Meg Ryan has a fiancée (Bill Pullman) who adores her, but she sneaks around behind his back to stalk Tom Hanks in “Sleepless in Seattle.” It’s Meg Ryan, of course, so her unforgivable betrayal of a man she’s pledged to be faithful to is presented as cute!
That’s par for the course in romantic comedies. Dump the person you’re committed to, and pursue your soul mate, Hollywood tells us. And who is your soul mate? Why, the person who seems to hate you most! If you’re a stable guy with a good job and are engaged to a nice girl… well, obviously yur life needs to be shaken up. You need to dump this girl and take up with a free spirit that you’re hopelessly incompatible with.
March 1st, 2011 | 4:52 pm
If you’re a stable guy with a good job and are engaged to a nice girl… well, obviously yur life needs to be shaken up. You need to dump this girl and take up with a free spirit that you’re hopelessly incompatible with.

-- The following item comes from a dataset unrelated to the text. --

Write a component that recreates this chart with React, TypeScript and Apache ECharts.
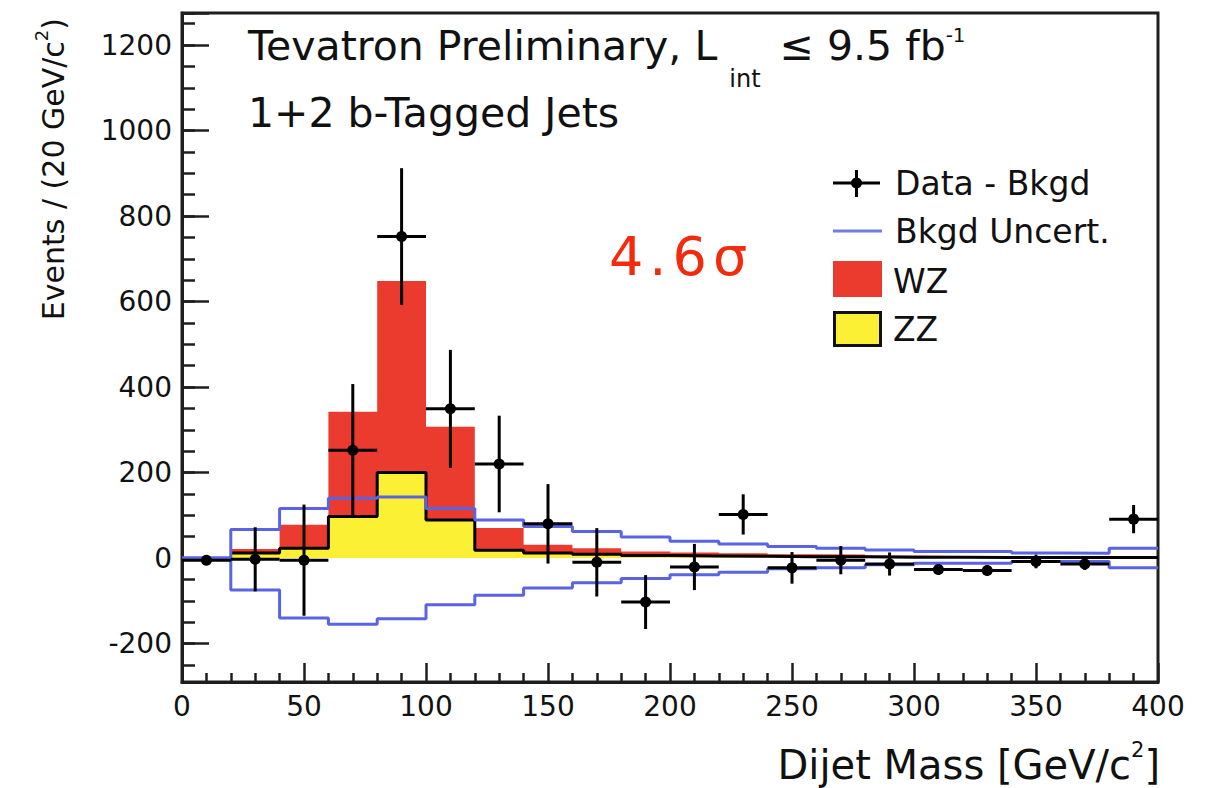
import React, { useEffect, useRef } from 'react';
import * as echarts from 'echarts';

// ---- data ----
const binEdges = [0, 20, 40, 60, 80, 100, 120, 140, 160, 180, 200, 220, 240, 260, 280, 300, 320, 340, 360, 380, 400];
const massCenters = [10, 30, 50, 70, 90, 110, 130, 150, 170, 190, 210, 230, 250, 270, 290, 310, 330, 350, 370, 390];
const dataMinusBkgd = [-5, -3, -5, 252, 752, 349, 220, 80, -10, -103, -21, 102, -23, -5, -14, -27, -29, -8, -14, 91];
const dataError = [8, 75, 130, 155, 160, 138, 113, 93, 80, 63, 54, 47, 37, 33, 27, 12, 12, 16, 14, 33];
// signal histograms start at 20 GeV
const zzSignal = [12, 23, 97, 200, 89, 18, 12, 9, 6, 5, 4, 3, 3, 2, 2, 1, 1, 1, 1];
const wzSignal = [9, 55, 245, 448, 218, 52, 19, 14, 9, 8, 7, 6, 5, 4, 3, 3, 2, 2, 2];
const bkgdUncUp = [0, 67, 116, 140, 143, 116, 89, 74, 62, 49, 39, 33, 27, 23, 19, 15, 15, 12, 11, 23];
const bkgdUncDown = [0, -75, -140, -155, -142, -109, -87, -70, -58, -48, -39, -33, -25, -23, -16, -12, -12, -8, -8, -23];
const legendLabels = ['Data - Bkgd', 'Bkgd Uncert.', 'WZ', 'ZZ'];

const FONT = 'DejaVu Sans';
const RED = '#ea3b2e';
const YELLOW = '#fbf034';
const BLUE = '#5a64e2';
const AXIS = '#1e1e1e';

function steps(edges: number[], values: number[]) {
  const pts: number[][] = values.map((v, i) => [edges[i], v]);
  pts.push([edges[values.length], values[values.length - 1]]);
  return pts;
}

export default function App() {
  const ref = useRef<HTMLDivElement>(null);
  useEffect(() => {
    if (!ref.current) return;
    const chart = echarts.init(ref.current, undefined, { renderer: 'svg' });
    const halfBin = (binEdges[1] - binEdges[0]) / 2;
    const sigEdges = binEdges.slice(1);
    const signalTotal = zzSignal.map((z, i) => z + wzSignal[i]);

    const option: any = {
      animation: false,
      backgroundColor: '#ffffff',
      grid: {
        left: 182, right: 62, top: 13, bottom: 106,
        show: true, borderColor: AXIS, borderWidth: 3, backgroundColor: 'transparent',
        containLabel: false, outerBoundsMode: 'none',
      },
      xAxis: {
        type: 'value', min: 0, max: 400, interval: 50,
        axisLine: { show: true, onZero: false, lineStyle: { color: AXIS, width: 3 } },
        axisTick: { show: true, inside: true, length: 19, lineStyle: { color: AXIS, width: 2.5 } },
        minorTick: { show: true, splitNumber: 5, length: 9, lineStyle: { color: AXIS, width: 2.5 } },
        axisLabel: { fontFamily: FONT, fontSize: 28, color: '#111', margin: 10 },
        splitLine: { show: false },
      },
      yAxis: [
        {
          type: 'value', min: -290, max: 1275, position: 'left', splitNumber: 8,
          minInterval: 200, maxInterval: 200,
          axisLine: { show: true, onZero: false, lineStyle: { color: AXIS, width: 3 } },
          axisTick: { show: true, inside: true, length: 27, lineStyle: { color: AXIS, width: 2.5 } },
          axisLabel: {
            fontFamily: FONT, fontSize: 28, color: '#111', margin: 10,
            formatter: (v: number) => (Math.abs(v % 200) < 1e-6 ? String(v) : ''),
          },
          splitLine: { show: false },
        },
        {
          type: 'value', min: -290, max: 1275, position: 'left', splitNumber: 31,
          minInterval: 50, maxInterval: 50,
          axisLine: { show: false },
          axisTick: { show: true, inside: true, length: 13, lineStyle: { color: AXIS, width: 2.5 } },
          axisLabel: { show: false },
          splitLine: { show: false },
        },
      ],
      series: [
        {
          name: 'WZ', type: 'line', step: 'end', showSymbol: false, z: 3,
          data: steps(sigEdges, signalTotal),
          lineStyle: { width: 0, color: RED },
          areaStyle: { color: RED, opacity: 1 },
        },
        {
          name: 'ZZ', type: 'line', step: 'end', showSymbol: false, z: 4,
          data: steps(sigEdges, zzSignal),
          lineStyle: { color: '#000', width: 3 },
          areaStyle: { color: YELLOW, opacity: 1 },
        },
        {
          name: 'Bkgd Uncert.', type: 'line', step: 'end', showSymbol: false, z: 5,
          data: steps(binEdges, bkgdUncUp),
          lineStyle: { color: BLUE, width: 3 },
        },
        {
          name: 'Bkgd Uncert.', type: 'line', step: 'end', showSymbol: false, z: 5,
          data: steps(binEdges, bkgdUncDown),
          lineStyle: { color: BLUE, width: 3 },
        },
        {
          name: 'Data - Bkgd', type: 'custom', z: 10,
          data: massCenters.map((m, i) => [m, dataMinusBkgd[i], dataError[i]]),
          encode: { x: 0, y: 1 },
          renderItem: (params: any, api: any) => {
            const x = api.value(0), y = api.value(1), e = api.value(2);
            const l = api.coord([x - halfBin, y]);
            const r = api.coord([x + halfBin, y]);
            const t = api.coord([x, y + e]);
            const b = api.coord([x, y - e]);
            const c = api.coord([x, y]);
            const st = { stroke: '#000', lineWidth: 3 };
            return {
              type: 'group',
              children: [
                { type: 'line', shape: { x1: l[0], y1: l[1], x2: r[0], y2: r[1] }, style: st },
                { type: 'line', shape: { x1: t[0], y1: t[1], x2: b[0], y2: b[1] }, style: st },
                { type: 'circle', shape: { cx: c[0], cy: c[1], r: 5.5 }, style: { fill: '#000' } },
              ],
            };
          },
        },
      ],
      graphic: [
        {
          type: 'text', left: 248, top: 25, z: 20,
          style: {
            text: '{a|Tevatron Preliminary, L}{sub|int}{a| ≤ 9.5 fb}{sup|-1}',
            fill: '#111',
            rich: {
              a: { fontFamily: FONT, fontSize: 41, lineHeight: 44, verticalAlign: 'top', fill: '#111' },
              sub: { fontFamily: FONT, fontSize: 24, lineHeight: 66, verticalAlign: 'bottom', fill: '#111', padding: [0, 6, 0, 12] },
              sup: { fontFamily: FONT, fontSize: 20, lineHeight: 22, verticalAlign: 'top', fill: '#111' },
            },
          },
        },
        {
          type: 'text', x: 248, y: 113, z: 20,
          style: { text: '1+2 b-Tagged Jets', fontFamily: FONT, fontSize: 41, fill: '#111', verticalAlign: 'middle', align: 'left' },
        },
        {
          type: 'text', x: 50, y: 18, rotation: Math.PI / 2, z: 20,
          style: {
            text: '{n|Events / (20 GeV/c}{s|2}{n|)}',
            align: 'right', verticalAlign: 'middle',
            rich: {
              n: { fontFamily: FONT, fontSize: 30, lineHeight: 36, verticalAlign: 'bottom', fill: '#111' },
              s: { fontFamily: FONT, fontSize: 18, lineHeight: 16, verticalAlign: 'top', fill: '#111' },
            },
          },
        },
        {
          type: 'text', x: 1160, y: 762, z: 20,
          style: {
            text: '{n|Dijet Mass [GeV/c}{s|2}{n|]}',
            align: 'right', verticalAlign: 'middle',
            rich: {
              n: { fontFamily: FONT, fontSize: 40, lineHeight: 46, verticalAlign: 'bottom', fill: '#111' },
              s: { fontFamily: FONT, fontSize: 21, lineHeight: 22, verticalAlign: 'top', fill: '#111' },
            },
          },
        },
        {
          type: 'text', x: 606, y: 256, z: 20,
          style: {
            text: '{d|4}{d|.}{d|6}{d|σ}',
            verticalAlign: 'middle', align: 'left',
            rich: {
              d: { fontFamily: FONT, fontSize: 54, fill: '#f22b0e', padding: [0, 3, 0, 3] },
            },
          },
        },
        // legend
        {
          type: 'group', z: 20,
          children: [
            { type: 'line', shape: { x1: 833, y1: 183, x2: 880, y2: 183 }, style: { stroke: '#000', lineWidth: 3 } },
            { type: 'line', shape: { x1: 856.5, y1: 170, x2: 856.5, y2: 197 }, style: { stroke: '#000', lineWidth: 3 } },
            { type: 'circle', shape: { cx: 856.5, cy: 183, r: 5.5 }, style: { fill: '#000' } },
            { type: 'line', shape: { x1: 833, y1: 231, x2: 882, y2: 231 }, style: { stroke: BLUE, lineWidth: 3, opacity: 0.85 } },
            { type: 'rect', shape: { x: 833, y: 261, width: 49, height: 36 }, style: { fill: RED } },
            { type: 'rect', shape: { x: 834.5, y: 312.5, width: 46, height: 33 }, style: { fill: YELLOW, stroke: '#111', lineWidth: 3 } },
            { type: 'text', x: 895, y: 183, style: { text: legendLabels[0], fontFamily: FONT, fontSize: 33, fill: '#111', verticalAlign: 'middle' } },
            { type: 'text', x: 895, y: 231, style: { text: legendLabels[1], fontFamily: FONT, fontSize: 33, fill: '#111', verticalAlign: 'middle' } },
            { type: 'text', x: 893, y: 281, style: { text: legendLabels[2], fontFamily: FONT, fontSize: 33, fill: '#111', verticalAlign: 'middle' } },
            { type: 'text', x: 893, y: 329, style: { text: legendLabels[3], fontFamily: FONT, fontSize: 33, fill: '#111', verticalAlign: 'middle' } },
          ],
        },
      ],
    };
    chart.setOption(option);
    return () => chart.dispose();
  }, []);
  return <div ref={ref} style={{ position: 'fixed', left: 0, top: 0, width: 1220, height: 788 }} />;
}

The folks at The Onion AV Club have labeled this strange, inhuman archetypal character the Manic Pixie Dream Girl.
March 1st, 2011 | 5:47 pm
“That’s par for the course in romantic comedies. Dump the person you’re committed to, and pursue your soul mate, Hollywood tells us.”

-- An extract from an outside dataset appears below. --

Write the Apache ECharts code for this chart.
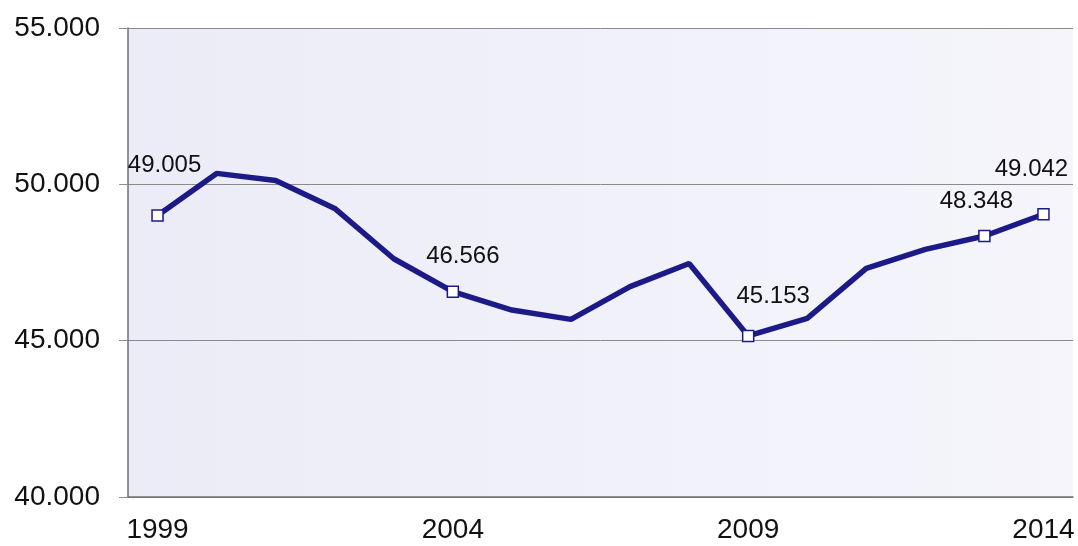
<!DOCTYPE html>
<html>
<head>
    <meta charset="utf-8">
    <title>1999-2014</title>
    <script src="https://cdn.jsdelivr.net/npm/echarts@6/dist/echarts.min.js"></script>
    <style>
        html, body { margin: 0; padding: 0; background: #fff; }
        #chart { width: 1078px; height: 546px; }
    </style>
</head>
<body>
<div id="chart"></div>
<script>
    // years on the x axis
    var years = ['1999', '2000', '2001', '2002', '2003', '2004', '2005', '2006',
                 '2007', '2008', '2009', '2010', '2011', '2012', '2013', '2014'];
    // values (labelled ones are exact)
    var values = [49.005, 50.35, 50.12, 49.23, 47.62, 46.566, 45.98, 45.68,
                  46.73, 47.47, 45.153, 45.71, 47.31, 47.92, 48.348, 49.042];
    // points that carry a marker and a value label
    var labelled = [0, 5, 10, 14, 15];
    var yTicks = [40, 45, 50, 55];

    // where each label sits relative to its point
    var labelOffsets = {0: [7, -27], 5: [10, -12], 10: [25, -16], 14: [-8, -11], 15: [-12, -22]};

    var seriesData = values.map(function (v, i) {
        if (labelled.indexOf(i) >= 0) {
            return {
                value: v,
                symbol: 'rect',
                label: { show: true, offset: labelOffsets[i] }
            };
        }
        return { value: v, symbol: 'none' };
    });

    var chart = echarts.init(document.getElementById('chart'));
    var option = {
        animation: false,
        textStyle: { fontFamily: 'Liberation Sans, Arial, sans-serif' },
        grid: {
            left: 128, right: 5, top: 28, bottom: 49,
            show: true,
            borderWidth: 0,
            backgroundColor: {
                type: 'linear', x: 0, y: 0, x2: 1, y2: 0,
                colorStops: [
                    { offset: 0, color: '#ECECF8' },
                    { offset: 1, color: '#F5F5FB' }
                ]
            }
        },
        xAxis: {
            type: 'category',
            data: years,
            boundaryGap: true,
            axisLine: { lineStyle: { color: '#707070', width: 1.5 } },
            axisTick: { interval: 0, length: 5, lineStyle: { color: '#909090' } },
            axisLabel: {
                interval: 4,
                margin: 19,
                fontSize: 28,
                color: '#111'
            },
            splitLine: { show: false }
        },
        yAxis: {
            type: 'value',
            min: yTicks[0],
            max: yTicks[yTicks.length - 1],
            interval: 5,
            axisLine: { show: true, lineStyle: { color: '#707070', width: 1.5 } },
            axisTick: { show: true, length: 9, lineStyle: { color: '#909090' } },
            axisLabel: {
                margin: 28,
                fontSize: 28,
                color: '#111',
                formatter: function (v) { return v.toFixed(3); }
            },
            splitLine: { lineStyle: { color: '#8A8A8A', width: 1 } }
        },
        series: [{
            type: 'line',
            data: seriesData,
            symbolSize: 11,
            showAllSymbol: true,
            lineStyle: { color: '#1C1A86', width: 5.5 },
            itemStyle: { color: '#FFFFFF', borderColor: '#1C1A86', borderWidth: 1.5 },
            label: {
                position: 'top',
                fontSize: 24,
                color: '#111',
                formatter: function (p) { return p.value.toFixed(3); }
            },
            z: 3
        }]
    };
    chart.setOption(option);
</script>
</body>
</html>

And do so in the space of a few days. Because that’s all it takes to know “it’s for real.”
March 1st, 2011 | 6:09 pm
I’d never heard the expression “Magic pixie dream girl,” but I like it. There are definitely a lot of crazy, free-spirited characters in movies who seem to exist solely to show staid, conservative guys how to loosen up and embrace life.

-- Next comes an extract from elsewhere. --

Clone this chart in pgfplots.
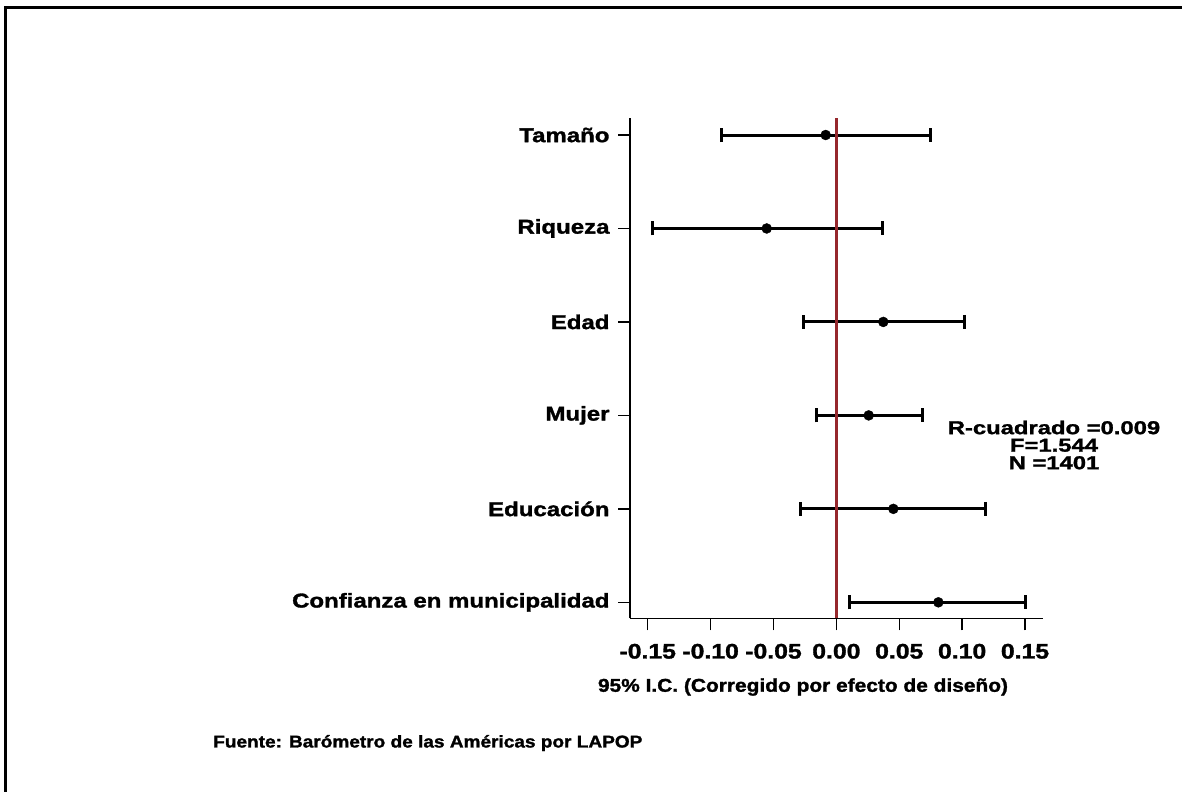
\documentclass[border=0pt]{standalone}
\usepackage{pgfplots}
\pgfplotsset{compat=1.18}
\usepackage{pgfplotstable}
\usepackage{fontspec}
\setmainfont{Liberation Sans}
\newfontfamily\ffy{Liberation Sans Bold}[FakeStretch=1.2,FakeBold=1.5]
\newfontfamily\ffx{Liberation Sans Bold}[FakeStretch=1.18,FakeBold=1.5]
\newfontfamily\fft{Liberation Sans Bold}[FakeStretch=1.13,FakeBold=1.5]
\newfontfamily\ffs{Liberation Sans Bold}[FakeStretch=1.28,FakeBold=1.5]
\newfontfamily\fff{Liberation Sans Bold}[FakeStretch=1.12,FakeBold=1.5]
\definecolor{refred}{RGB}{150,40,45}
\pgfplotstableread{
y est lo hi
0 0.0811 0.0103 0.1500
1 0.0453 -0.0283 0.1184
2 0.0257 -0.0162 0.0683
3 0.0373 -0.0263 0.1017
4 -0.0554 -0.1463 0.0369
5 -0.0085 -0.0917 0.0745
}\coefs
\begin{document}
\begin{tikzpicture}[x=1bp,y=1bp]
\useasboundingbox (0,0) rectangle (1182,-792);
\draw[line width=3bp] (5,-792) -- (5,-7.5) -- (1182,-7.5);
\begin{axis}[
  at={(630bp,-618.3bp)}, anchor=south west,
  scale only axis, width=413bp, height=500.3bp,
  xmin=-0.1641, xmax=0.1643, ymin=-0.171, ymax=5.182,
  axis lines*=left,
  axis line style={line width=1.5bp},
  xtick={-0.15,-0.1,-0.05,0,0.05,0.1,0.15},
  xticklabels={-0.15,-0.10,-0.05,0.00,0.05,0.10,0.15},
  ytick={0,1,2,3,4,5},
  yticklabels={Confianza en municipalidad,Educación,Mujer,Edad,Riqueza,Tamaño},
  tick align=outside, major tick length=12bp,
  tick style={line width=1.5bp, black},
  xticklabel style={font=\fontsize{21bp}{25bp}\selectfont\ffx, yshift=-10bp},
  yticklabel style={font=\fontsize{20bp}{24bp}\selectfont\ffy, xshift=-5bp},
  clip=false,
]
\addplot[only marks, mark=*, mark size=5bp, black, mark options={fill=black},
  error bars/.cd, x dir=both, x explicit,
  error bar style={line width=3bp},
  error mark options={line width=3bp, mark size=7bp, rotate=90}]
  table[x=est, y=y, x error minus expr=\thisrow{est}-\thisrow{lo}, x error plus expr=\thisrow{hi}-\thisrow{est}] {\coefs};
\addplot[refred, line width=3bp] coordinates {(0,-0.171) (0,5.182)};
\end{axis}
\node[font=\fontsize{18.5bp}{22bp}\selectfont\fft] at (803,-687) {95\% I.C. (Corregido por efecto de diseño)};
\node[font=\fontsize{17bp}{20bp}\selectfont\fff, anchor=west, inner sep=0pt] at (213,-743) {Fuente: Barómetro de las Américas por LAPOP};
\node[font=\fontsize{18.6bp}{17.5bp}\selectfont\ffs, align=center] at (1054,-445) {R-cuadrado =0.009\\F=1.544\\N =1401};
\end{tikzpicture}
\end{document}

Clementine, Kate Winslet’s character in “Eternal Sunshine of the Spotless Mind,” starts out as exactly that type of character. She SEEMS like the kind of magical girl who’d make staid Jim Carrey much happier and more mellow, in a more conventional rom-com. Instead, they make each other miserable- which is probably what would happen to such a mismatched couple in real life.